The Pharisees simply could not accept Him as their Messiah. This Man was a challenge to their position. The disdain and secret envy that they had for Jesus of Nazareth was very hard for them to entirely hide or contain. As the empty tomb would one day demand an answer that they could not give, the resurrection-age glimpses shining forth in His ministry of divine healing demanded some kind of explanation. When He healed a mute man by casting out a demon from him, they suggested that His power to cast out demons came from the prince of demons. This was the biggest lie that could be told, but it does display that something obviously was happening in the ministry of Jesus, and that they did not have any better answer than this that they could come up with to explain what seemed to them to be unexplainable.

This powerful opposition to the work of the Messiah could in no way stop the far more powerful demonstration of the kingdom in the life of the King. This kingdom was moving forward in the Lord’s amazing teaching and in the way that he healed every disease and affliction. Eventually the kingdom would move forward through the agency of men who would preach a message as laborers for the Lord’s harvest.

The ultimate gathering of the Lord’s good fruit of elect people would eventually call for the compassionate work of multitudes in His church over many centuries.

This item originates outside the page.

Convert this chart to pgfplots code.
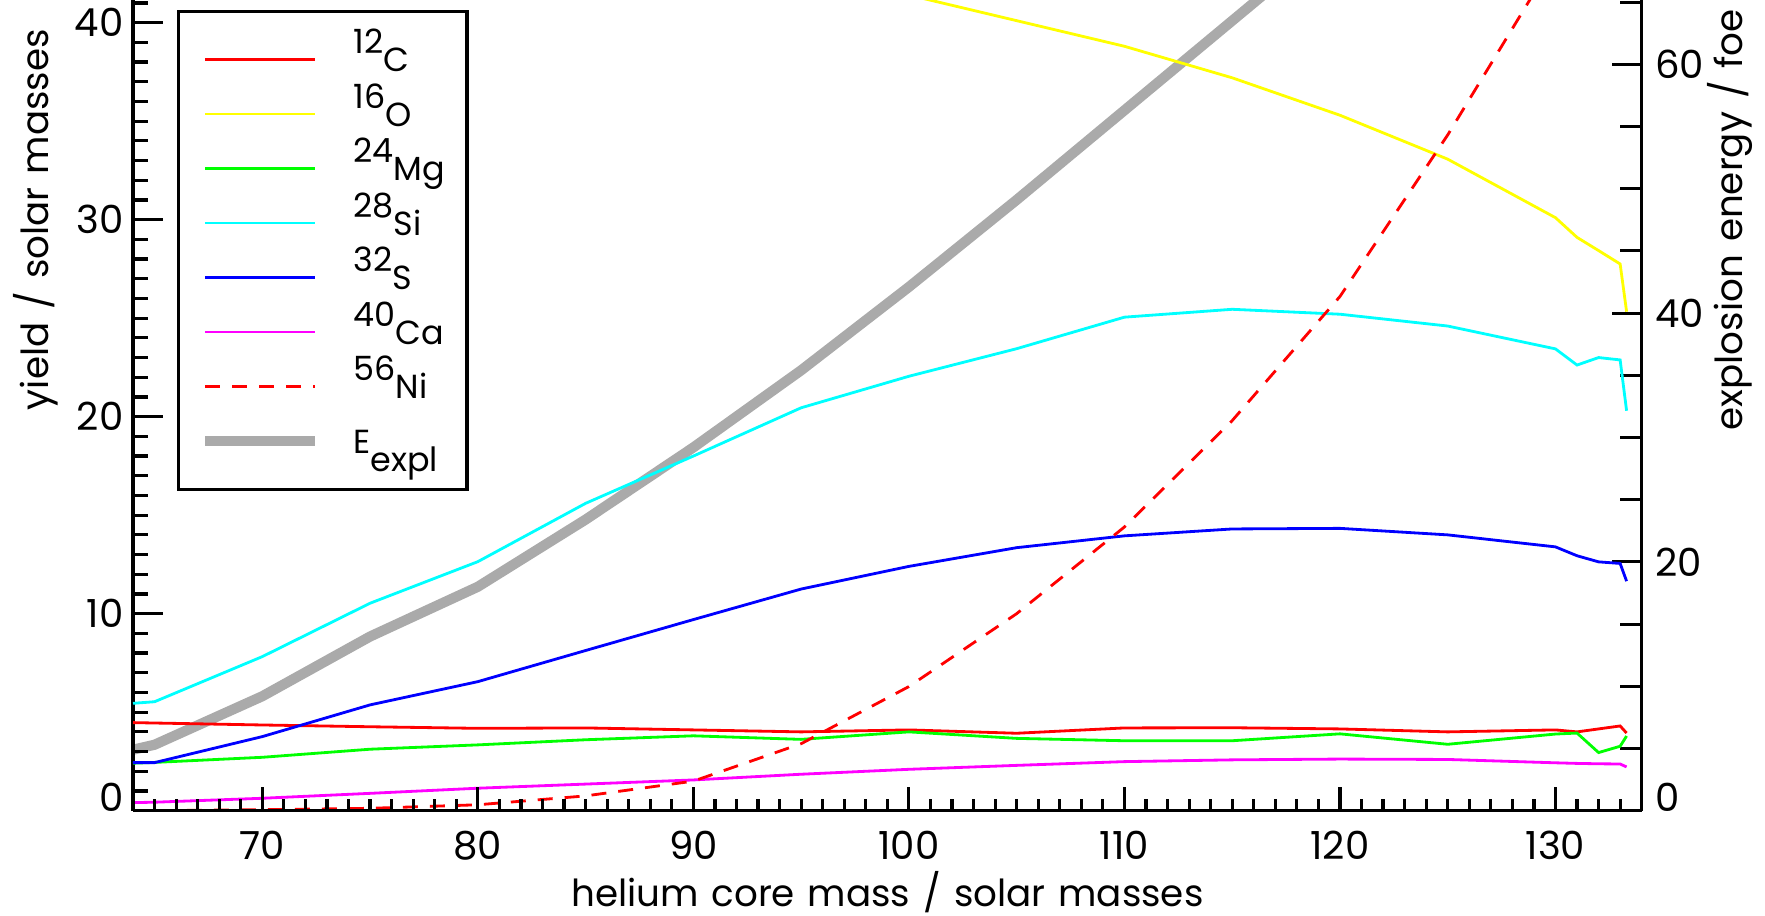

But something even more powerful than these healing miracles of Christ and the preaching miracles of His church needed to take place in between these two miracles. The Son of God needed to deal with our sin through His own death as the Lamb of God. This dying and rising of Jesus is the powerful hinge between His miracles of healing and His use of His church in gathering sinners. This cross and resurrection, and the God-Man who accomplished them, is our only hope and our every need. He has forgiven our sins. We shall truly rise up from the grave and live forever in our eternal home.